PSA assistant GM Reuben Maleka told Business Day that its lawyers will send a letter of demand to Mchunu on Thursday requiring him to make an undertaking that “he will implement the salary adjustments come April 1”.
“We are not going to down tools as the PSA, even when the lockdown has been lifted, because this matter requires us to litigate. If the minister fails to increase our salaries we will approach the Commission for Conciliation, Mediation and Arbitration (CCMA).

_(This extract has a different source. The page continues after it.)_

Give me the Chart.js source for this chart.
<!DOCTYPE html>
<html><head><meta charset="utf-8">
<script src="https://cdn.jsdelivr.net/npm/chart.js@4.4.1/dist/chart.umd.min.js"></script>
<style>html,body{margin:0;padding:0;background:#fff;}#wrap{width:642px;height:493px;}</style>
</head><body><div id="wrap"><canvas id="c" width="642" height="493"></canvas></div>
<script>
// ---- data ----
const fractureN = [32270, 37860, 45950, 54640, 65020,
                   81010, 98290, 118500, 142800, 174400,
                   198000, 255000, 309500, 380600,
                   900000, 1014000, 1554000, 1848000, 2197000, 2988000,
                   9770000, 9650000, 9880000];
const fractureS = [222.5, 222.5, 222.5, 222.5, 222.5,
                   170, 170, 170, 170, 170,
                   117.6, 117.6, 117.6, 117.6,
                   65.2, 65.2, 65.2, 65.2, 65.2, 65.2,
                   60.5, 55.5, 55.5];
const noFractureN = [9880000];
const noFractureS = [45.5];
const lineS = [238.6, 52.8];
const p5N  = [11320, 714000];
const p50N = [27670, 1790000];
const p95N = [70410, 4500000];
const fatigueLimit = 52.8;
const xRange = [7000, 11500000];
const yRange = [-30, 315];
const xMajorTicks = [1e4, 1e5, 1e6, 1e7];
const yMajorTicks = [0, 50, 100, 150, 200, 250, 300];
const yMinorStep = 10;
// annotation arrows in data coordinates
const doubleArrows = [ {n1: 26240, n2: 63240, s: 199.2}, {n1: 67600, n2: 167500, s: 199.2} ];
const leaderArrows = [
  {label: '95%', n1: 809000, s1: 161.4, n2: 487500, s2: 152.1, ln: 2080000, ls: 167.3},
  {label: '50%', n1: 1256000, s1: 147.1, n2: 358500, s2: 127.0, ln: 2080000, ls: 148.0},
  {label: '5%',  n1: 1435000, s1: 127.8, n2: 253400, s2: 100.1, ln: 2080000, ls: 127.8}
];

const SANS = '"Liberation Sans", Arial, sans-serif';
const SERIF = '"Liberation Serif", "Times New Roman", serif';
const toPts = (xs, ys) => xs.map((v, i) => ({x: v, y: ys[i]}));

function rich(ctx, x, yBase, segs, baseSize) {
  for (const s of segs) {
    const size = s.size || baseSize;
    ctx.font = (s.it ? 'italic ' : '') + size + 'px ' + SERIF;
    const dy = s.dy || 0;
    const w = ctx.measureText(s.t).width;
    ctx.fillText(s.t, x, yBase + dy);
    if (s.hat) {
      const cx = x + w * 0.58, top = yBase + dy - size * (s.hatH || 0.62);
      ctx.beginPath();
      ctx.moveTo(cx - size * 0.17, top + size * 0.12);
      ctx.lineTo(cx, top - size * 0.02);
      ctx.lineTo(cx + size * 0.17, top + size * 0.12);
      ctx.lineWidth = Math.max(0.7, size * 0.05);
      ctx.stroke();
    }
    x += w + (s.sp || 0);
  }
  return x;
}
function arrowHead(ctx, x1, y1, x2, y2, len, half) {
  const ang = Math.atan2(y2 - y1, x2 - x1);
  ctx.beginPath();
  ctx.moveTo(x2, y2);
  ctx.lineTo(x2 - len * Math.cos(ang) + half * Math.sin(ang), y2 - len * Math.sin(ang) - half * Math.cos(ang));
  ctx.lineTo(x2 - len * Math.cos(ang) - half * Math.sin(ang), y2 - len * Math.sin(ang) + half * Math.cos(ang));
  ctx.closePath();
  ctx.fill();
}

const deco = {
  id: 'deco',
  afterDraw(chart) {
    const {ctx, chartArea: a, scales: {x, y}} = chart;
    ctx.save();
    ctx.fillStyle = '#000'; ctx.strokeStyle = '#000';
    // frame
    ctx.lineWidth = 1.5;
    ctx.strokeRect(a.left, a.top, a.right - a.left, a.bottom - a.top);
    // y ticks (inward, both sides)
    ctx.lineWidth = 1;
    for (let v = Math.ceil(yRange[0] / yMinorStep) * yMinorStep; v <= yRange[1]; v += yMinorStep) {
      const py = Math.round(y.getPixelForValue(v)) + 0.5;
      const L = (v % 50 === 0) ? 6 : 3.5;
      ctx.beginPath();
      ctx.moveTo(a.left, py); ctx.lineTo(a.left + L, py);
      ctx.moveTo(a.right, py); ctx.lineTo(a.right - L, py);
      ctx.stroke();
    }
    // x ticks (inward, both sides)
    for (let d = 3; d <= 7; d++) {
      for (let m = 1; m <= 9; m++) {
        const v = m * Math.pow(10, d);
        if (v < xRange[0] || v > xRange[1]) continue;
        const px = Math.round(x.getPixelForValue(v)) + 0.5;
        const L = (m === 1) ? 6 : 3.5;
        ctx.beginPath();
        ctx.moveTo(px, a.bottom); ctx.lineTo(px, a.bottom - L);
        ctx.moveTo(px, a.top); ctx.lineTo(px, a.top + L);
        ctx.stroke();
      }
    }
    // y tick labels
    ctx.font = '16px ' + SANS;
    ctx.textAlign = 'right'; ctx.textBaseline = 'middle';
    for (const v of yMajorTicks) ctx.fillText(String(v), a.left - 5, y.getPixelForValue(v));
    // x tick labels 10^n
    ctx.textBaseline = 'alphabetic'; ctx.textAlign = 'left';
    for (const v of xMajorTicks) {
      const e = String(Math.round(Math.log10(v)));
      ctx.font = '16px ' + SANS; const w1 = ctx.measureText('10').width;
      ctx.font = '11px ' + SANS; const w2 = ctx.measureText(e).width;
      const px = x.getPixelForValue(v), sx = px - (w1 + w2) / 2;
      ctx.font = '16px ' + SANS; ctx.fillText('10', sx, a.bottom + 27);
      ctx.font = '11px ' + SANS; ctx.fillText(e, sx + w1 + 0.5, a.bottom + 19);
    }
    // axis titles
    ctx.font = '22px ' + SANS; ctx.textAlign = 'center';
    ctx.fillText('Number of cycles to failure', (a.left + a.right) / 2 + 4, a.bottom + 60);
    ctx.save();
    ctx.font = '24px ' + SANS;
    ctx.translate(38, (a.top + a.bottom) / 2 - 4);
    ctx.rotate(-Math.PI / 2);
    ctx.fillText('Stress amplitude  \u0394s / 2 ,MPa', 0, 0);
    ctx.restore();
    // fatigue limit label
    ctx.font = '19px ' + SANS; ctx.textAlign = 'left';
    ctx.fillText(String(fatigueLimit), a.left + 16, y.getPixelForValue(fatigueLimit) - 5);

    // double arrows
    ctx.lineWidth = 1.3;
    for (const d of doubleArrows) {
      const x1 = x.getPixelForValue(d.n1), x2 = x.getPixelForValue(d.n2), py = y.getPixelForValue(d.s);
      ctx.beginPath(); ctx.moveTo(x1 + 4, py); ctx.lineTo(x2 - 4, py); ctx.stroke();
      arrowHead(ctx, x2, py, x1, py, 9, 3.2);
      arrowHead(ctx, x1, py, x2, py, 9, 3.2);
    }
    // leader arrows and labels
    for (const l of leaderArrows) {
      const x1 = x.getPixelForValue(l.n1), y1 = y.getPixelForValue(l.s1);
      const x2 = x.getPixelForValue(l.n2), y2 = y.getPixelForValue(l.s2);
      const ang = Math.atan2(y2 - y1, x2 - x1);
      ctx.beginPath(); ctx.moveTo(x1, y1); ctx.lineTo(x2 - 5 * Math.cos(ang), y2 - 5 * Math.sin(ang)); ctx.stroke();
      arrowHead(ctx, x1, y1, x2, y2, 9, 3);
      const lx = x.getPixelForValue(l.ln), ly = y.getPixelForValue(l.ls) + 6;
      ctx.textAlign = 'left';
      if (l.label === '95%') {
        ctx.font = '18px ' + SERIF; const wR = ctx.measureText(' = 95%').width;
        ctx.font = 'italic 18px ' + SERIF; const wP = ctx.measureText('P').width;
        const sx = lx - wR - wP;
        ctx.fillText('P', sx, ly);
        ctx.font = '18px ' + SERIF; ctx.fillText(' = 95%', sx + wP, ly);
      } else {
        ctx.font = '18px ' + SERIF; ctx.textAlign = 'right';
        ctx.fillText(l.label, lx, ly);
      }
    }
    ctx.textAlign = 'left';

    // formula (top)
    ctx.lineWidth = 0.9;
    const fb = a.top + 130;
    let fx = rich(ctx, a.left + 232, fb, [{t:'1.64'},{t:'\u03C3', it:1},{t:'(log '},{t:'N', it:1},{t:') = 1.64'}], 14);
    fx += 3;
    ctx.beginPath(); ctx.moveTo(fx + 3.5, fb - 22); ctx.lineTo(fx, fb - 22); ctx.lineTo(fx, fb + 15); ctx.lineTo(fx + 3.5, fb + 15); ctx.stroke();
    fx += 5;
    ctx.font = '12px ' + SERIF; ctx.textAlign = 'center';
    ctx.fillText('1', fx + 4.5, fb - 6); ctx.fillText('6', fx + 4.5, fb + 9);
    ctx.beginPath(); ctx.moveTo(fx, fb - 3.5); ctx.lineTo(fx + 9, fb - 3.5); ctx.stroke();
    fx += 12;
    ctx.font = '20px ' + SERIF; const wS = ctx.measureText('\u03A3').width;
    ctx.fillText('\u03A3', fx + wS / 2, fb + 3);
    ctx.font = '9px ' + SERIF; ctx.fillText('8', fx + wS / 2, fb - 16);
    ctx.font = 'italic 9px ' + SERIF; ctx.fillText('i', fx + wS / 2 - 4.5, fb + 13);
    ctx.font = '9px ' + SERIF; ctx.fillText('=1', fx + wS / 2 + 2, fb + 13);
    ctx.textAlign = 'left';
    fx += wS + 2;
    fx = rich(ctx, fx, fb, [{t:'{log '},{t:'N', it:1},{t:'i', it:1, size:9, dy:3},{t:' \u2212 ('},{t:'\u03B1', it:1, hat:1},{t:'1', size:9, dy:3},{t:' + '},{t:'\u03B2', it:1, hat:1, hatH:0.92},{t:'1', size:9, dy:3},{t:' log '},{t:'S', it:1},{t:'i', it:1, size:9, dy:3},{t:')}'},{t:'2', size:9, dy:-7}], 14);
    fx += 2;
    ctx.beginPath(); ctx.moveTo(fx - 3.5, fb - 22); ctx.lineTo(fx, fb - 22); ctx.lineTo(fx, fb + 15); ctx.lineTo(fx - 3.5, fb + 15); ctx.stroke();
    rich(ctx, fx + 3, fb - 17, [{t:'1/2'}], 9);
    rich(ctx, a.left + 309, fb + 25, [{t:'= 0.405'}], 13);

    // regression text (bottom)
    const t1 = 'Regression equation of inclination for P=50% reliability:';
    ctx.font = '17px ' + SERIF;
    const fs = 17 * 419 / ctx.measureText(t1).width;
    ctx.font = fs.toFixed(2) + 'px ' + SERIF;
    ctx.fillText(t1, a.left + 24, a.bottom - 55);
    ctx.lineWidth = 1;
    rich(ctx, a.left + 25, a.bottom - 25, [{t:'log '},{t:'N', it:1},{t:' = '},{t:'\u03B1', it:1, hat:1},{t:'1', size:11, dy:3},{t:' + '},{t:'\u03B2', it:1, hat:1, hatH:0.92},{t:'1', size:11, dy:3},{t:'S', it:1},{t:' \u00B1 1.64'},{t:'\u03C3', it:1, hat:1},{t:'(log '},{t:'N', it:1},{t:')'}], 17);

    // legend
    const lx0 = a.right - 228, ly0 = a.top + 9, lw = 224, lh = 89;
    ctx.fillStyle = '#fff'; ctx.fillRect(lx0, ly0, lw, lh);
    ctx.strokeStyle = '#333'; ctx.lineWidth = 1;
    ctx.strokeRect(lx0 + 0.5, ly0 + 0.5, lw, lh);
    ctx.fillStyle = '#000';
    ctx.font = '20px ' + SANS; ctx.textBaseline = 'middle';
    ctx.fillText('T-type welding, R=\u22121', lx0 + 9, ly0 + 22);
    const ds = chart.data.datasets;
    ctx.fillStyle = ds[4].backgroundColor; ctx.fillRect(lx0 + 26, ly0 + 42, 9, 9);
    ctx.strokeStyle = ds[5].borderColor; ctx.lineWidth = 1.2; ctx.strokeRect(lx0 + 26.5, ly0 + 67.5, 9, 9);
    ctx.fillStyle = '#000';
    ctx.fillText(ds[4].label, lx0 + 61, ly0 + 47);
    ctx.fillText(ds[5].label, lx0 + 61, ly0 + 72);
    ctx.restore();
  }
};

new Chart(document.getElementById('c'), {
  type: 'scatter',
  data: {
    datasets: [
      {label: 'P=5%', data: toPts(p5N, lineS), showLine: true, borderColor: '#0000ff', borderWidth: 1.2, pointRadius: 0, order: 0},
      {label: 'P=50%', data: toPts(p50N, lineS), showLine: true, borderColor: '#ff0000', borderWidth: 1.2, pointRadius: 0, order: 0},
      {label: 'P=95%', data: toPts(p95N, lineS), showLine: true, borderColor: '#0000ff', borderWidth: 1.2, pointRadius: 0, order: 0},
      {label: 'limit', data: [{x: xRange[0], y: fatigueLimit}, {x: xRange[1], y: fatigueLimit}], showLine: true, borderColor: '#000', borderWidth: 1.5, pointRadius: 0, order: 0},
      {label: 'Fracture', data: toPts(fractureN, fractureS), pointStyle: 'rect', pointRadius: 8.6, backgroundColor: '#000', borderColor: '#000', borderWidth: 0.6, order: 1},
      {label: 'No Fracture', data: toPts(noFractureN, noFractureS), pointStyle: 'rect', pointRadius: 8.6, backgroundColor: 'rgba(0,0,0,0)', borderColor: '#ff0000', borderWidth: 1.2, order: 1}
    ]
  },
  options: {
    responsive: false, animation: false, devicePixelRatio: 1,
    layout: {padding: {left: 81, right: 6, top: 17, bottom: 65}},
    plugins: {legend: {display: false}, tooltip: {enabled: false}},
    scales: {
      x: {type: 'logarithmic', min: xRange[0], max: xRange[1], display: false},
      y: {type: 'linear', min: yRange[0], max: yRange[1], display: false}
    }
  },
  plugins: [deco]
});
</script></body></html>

If the outcome is not in our favour, we will then approach the courts,” said Maleka.
Denosa, which previously said it was willing to down tools if the government showed “disdain” to workers by not honouring the wage agreement, seems to have had a change of heart.
Denosa acting general secretary Cassim Lekhoathi told Business Day that embarking on strike is now not their “primary objective and intention”, adding, “It will be premature to accuse the government of not honouring the wage agreement ... let’s wait for April 1. We will take the government to the CCMA if it doesn’t enforce the wage agreement.
“If the CCMA outcome is not in our favour, we approach our members and see if they are saying they are ready to down tools.”
Mchunu, who couldn’t immediately be reached for comment, has said they do not want to speculate about what will happen on April 1 as the matter is “too sensitive and serious for speculation”.
At the first meeting of the PSCBC since the February budget, detailed plans to cut the wage bill by R160bn over three years were announced.
According to the existing agreement, on April 1, pay should rise at the rate of the consumer price index (CPI) plus 1% for the first eight grades of the bargaining unit; and at CPI plus 0.5% for the higher grades. In addition, all employees should receive notch increases equal to about 1% of pay. This would cut R37.8bn from the wage bill in 2020/2021, Treasury officials said in February.